Jorge e José Mas são proprietários da MasTec, uma gigante de construção de infraestrutura nos Estados Unidos com sede em Miami. No ano passado, a empresa arrecadou US$ 9,8 bilhões (R$ 47,2 bilhões). O patrimônio pessoal de Jorge, o mais velho, é avaliado em US$ 1 bilhão (R$ 4,8 bilhões). O do caçula José, também dono do Zaragoza, na Espanha, é de US$ 500 milhões (R$ 2,4 bilhões).

Ambos são mais ricos que David Beckham, que tem fortuna estimada em US$ 420 milhões (R$ 2 bilhões).

A origem da fortuna da família Mas está no patriarca Jorge Canosa, um dos mais combativos ativistas contra a ditadura de Fidel Castro (1926-2016). Nascido em Cuba, ele se mudou para os Estados Unidos por ameaça de prisão em sua terra natal, no início dos anos 1960, por causa de sua oposição ao ditador.

Canosa tomou parte na invasão da Baía dos Porcos, a fracassada tentativa de derrubar Fidel Castro, engendrada pelo governo norte-americano, em 1961. Após fixar residência na Flórida, foi lavador de pratos, entregador de leite e vendedor de sapatos. Mesmo depois de ter assumido o controle de uma pequena empresa que construía e oferecia infraestrutura para redes telefônicas, a Church and Tower, não deixou de lado o ativismo. Recebeu treinamento militar do governo dos Estados Unidos e participou de cursos de inteligência e propaganda política.

Em 1981, criou, sob o incentivo do então presidente Ronald Reagan, a Fundação Nacional Cubano-Americana, para fazer oposição a Fidel a partir da Flórida, reunindo dissidentes do regime.

O filho Jorge entrou na empresa do pai nos anos 1970. Ele foi o cabeça para posterior fusão com outra marca do mercado, a Barnup y Sims. Foi quando nasceu a MasTec. Em pouco tempo, a nova companhia já faturava US$ 40 milhões por ano.

O primogênito assumiu o papel político após a aposentadoria e morte do pai. Presidiu a mesma fundação e apoia o embargo comercial norte-americano a Cuba.

Ser dono de uma franquia da MLS pareceu aos irmãos uma boa oportunidade comercial. José é fã do esporte, mas não se sabe de envolvimento anterior de Jorge.

Os irmãos e David Beckham perceberam que havia chance de contratar Messi entre julho e agosto do ano passado. O jogador, a mulher Antonella e os três filhos do casal passaram as férias em Miami e se apaixonaram pela cidade. Lionel disse a amigos que gostaria muito de nela morar. Jogar na MLS no final da carreira já era um desejo que ele havia manifestado no passado, mas não se imaginava ser algo sério.
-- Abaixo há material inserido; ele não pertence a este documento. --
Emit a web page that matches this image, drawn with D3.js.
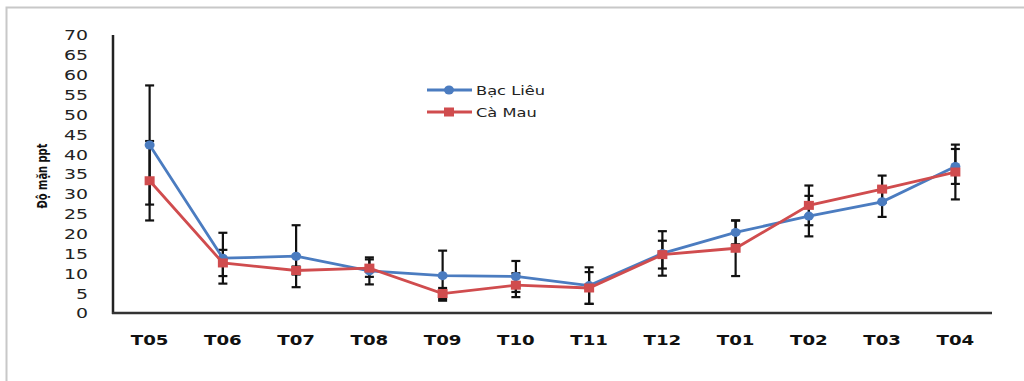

"Depois de vencer a Copa do Mundo e não poder voltar ao Barcelona, foi a minha vez de ir para a liga dos Estados Unidos e viver o futebol de outra forma", disse, em entrevista aos jornais catalães Mundo Deportivo e Sport.

Viver o futebol "de outra maneira" significa afastar-se das pressões das principais ligas europeias e da obrigação de conquistar títulos. Ele chegou a ser vaiado pela torcida do PSG.

"Estamos felizes que Lionel Messi tenha a intenção de se juntar ao Inter Miami e à Major League Soccer", afirmou texto de divulgação da liga. "Embora ainda exista trabalho a ser feito para finalizar o acordo, temos a expectativa de dar as boas-vindas na nossa liga a um dos maiores jogadores da história."